## Start
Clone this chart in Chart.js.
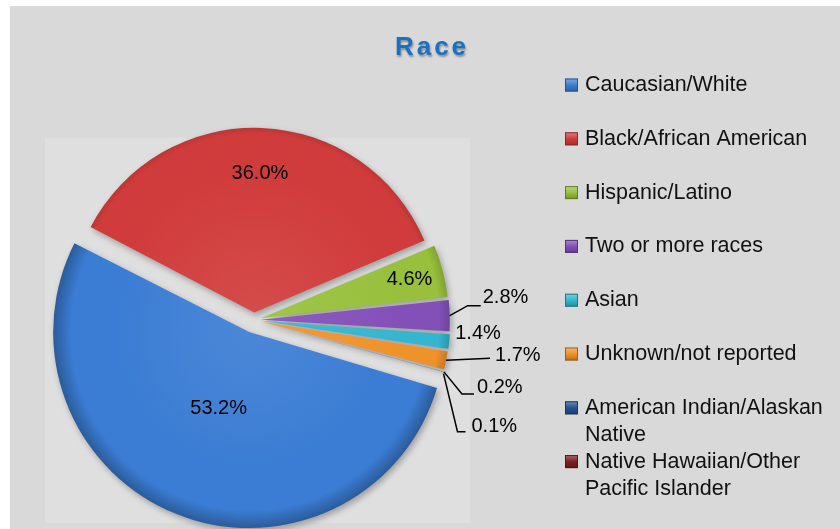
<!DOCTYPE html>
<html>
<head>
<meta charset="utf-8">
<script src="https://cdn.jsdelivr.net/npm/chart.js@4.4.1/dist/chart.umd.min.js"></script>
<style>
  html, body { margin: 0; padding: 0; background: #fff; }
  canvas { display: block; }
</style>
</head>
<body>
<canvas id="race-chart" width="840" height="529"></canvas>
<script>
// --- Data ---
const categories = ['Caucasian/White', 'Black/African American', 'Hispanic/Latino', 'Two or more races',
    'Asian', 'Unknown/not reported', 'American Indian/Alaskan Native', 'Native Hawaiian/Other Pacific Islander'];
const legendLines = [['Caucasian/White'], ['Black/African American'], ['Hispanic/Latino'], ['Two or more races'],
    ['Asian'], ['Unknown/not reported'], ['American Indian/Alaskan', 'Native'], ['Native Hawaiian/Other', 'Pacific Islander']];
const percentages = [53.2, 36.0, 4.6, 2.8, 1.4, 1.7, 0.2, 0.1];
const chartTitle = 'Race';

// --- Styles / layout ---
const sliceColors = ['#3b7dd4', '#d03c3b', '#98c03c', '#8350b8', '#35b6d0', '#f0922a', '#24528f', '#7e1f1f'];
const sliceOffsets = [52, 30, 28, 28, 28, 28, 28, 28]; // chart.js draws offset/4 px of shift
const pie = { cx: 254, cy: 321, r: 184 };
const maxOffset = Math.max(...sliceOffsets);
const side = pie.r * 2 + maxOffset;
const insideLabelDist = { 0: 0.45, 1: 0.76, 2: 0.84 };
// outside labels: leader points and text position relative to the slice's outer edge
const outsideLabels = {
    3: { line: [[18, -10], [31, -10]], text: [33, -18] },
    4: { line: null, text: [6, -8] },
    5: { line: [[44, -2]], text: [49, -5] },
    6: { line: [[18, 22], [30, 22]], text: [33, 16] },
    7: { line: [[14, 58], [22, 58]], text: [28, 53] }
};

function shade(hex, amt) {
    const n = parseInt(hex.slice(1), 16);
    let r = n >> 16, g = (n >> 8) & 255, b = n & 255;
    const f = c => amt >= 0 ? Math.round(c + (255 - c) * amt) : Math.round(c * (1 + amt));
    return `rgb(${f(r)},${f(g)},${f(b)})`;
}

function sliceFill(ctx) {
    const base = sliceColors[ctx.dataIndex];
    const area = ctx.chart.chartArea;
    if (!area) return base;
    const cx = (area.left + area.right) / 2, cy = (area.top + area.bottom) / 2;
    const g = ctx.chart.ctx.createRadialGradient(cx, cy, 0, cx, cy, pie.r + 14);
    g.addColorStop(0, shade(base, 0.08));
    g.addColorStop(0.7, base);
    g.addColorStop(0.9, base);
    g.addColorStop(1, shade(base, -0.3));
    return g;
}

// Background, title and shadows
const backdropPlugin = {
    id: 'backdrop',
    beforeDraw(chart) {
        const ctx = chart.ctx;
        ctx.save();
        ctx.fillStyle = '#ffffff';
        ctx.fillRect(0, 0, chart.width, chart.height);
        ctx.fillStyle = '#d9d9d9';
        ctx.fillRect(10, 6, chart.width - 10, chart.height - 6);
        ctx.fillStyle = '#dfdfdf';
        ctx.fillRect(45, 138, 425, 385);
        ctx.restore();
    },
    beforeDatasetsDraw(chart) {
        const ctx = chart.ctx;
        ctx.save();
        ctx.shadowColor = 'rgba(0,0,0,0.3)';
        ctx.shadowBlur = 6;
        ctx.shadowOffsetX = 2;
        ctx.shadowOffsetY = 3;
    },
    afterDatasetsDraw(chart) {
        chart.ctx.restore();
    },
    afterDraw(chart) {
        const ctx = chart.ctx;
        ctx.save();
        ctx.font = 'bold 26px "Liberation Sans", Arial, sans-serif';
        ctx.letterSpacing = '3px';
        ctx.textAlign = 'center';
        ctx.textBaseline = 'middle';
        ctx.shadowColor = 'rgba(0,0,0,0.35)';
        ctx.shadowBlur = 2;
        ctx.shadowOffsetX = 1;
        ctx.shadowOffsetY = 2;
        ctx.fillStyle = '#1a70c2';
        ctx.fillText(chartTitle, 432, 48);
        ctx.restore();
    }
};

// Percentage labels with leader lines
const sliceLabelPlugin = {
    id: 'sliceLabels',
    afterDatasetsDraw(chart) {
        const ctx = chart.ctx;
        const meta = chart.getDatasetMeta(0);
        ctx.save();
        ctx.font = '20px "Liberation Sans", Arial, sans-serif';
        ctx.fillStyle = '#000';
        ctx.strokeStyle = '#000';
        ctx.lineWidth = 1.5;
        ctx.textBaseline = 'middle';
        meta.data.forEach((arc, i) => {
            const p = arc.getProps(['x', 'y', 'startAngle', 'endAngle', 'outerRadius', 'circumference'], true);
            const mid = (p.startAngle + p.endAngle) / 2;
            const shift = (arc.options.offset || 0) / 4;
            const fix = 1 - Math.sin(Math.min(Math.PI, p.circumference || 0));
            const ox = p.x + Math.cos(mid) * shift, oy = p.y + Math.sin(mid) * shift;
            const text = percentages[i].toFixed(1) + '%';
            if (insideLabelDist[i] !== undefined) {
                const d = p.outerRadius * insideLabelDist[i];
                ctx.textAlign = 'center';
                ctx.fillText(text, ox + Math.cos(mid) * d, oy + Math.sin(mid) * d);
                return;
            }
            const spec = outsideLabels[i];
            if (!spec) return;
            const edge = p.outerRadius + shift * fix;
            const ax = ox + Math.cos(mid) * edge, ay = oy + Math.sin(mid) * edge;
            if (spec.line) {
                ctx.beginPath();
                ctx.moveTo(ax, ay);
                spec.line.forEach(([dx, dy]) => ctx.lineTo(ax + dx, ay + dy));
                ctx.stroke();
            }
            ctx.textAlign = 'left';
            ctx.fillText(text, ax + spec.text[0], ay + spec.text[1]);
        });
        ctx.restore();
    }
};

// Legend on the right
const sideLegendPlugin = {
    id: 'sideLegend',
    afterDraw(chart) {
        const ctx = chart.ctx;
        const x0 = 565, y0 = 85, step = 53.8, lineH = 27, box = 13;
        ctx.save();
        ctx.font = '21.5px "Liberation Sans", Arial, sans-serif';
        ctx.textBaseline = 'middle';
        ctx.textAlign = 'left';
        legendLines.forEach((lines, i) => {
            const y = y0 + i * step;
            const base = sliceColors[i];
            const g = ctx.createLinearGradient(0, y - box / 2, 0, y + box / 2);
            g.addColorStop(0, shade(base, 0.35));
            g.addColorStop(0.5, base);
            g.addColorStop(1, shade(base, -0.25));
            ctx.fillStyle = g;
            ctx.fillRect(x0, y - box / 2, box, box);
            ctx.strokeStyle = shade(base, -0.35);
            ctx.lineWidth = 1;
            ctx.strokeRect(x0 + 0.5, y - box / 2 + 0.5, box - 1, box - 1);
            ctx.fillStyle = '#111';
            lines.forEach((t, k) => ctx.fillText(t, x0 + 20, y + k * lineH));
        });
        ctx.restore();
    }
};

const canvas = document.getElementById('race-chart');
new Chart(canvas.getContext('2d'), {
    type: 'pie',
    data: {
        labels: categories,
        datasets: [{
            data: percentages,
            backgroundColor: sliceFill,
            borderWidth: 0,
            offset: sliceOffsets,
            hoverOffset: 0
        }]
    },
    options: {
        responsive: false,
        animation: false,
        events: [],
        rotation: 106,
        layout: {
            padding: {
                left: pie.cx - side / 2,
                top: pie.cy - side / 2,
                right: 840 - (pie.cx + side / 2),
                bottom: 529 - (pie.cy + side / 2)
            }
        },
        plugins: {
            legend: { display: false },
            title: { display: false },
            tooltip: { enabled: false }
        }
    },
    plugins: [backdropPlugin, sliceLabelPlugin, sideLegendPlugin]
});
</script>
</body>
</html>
## End
## Start
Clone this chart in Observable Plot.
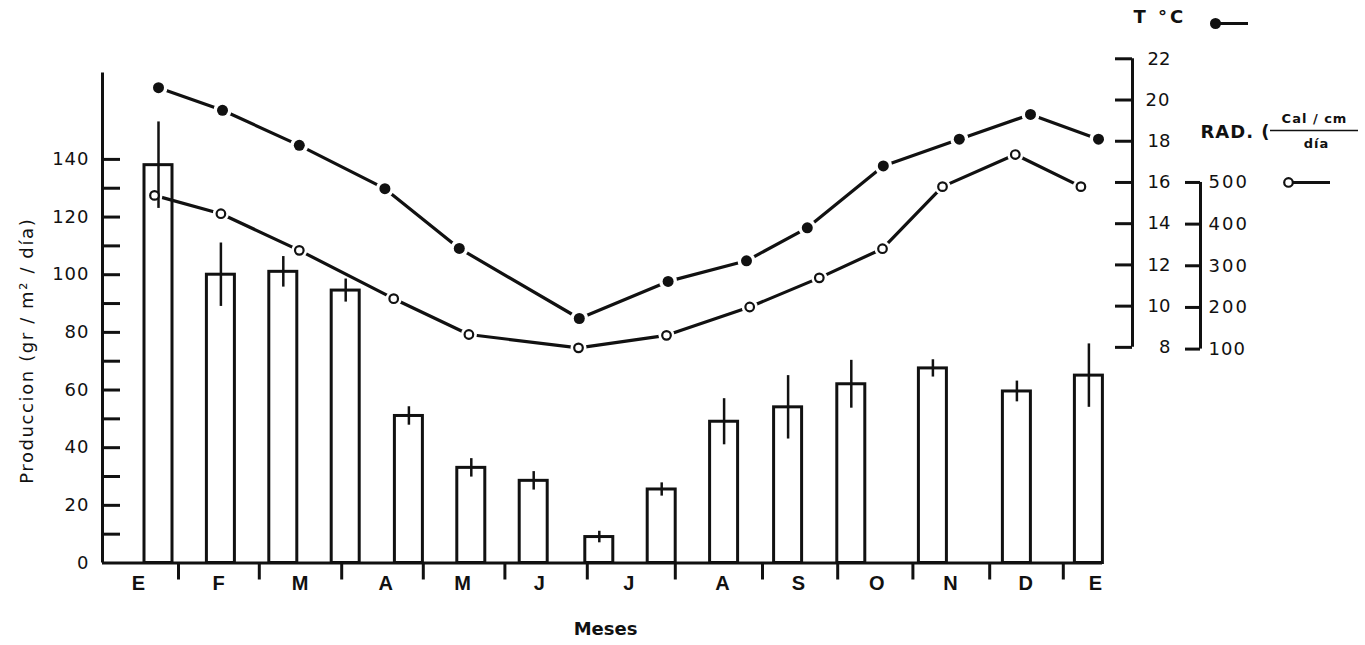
## End
** Exercise brief **
Give the number of lines above in which the word "Clone" occurs, with nothing else.

** Complete response **
2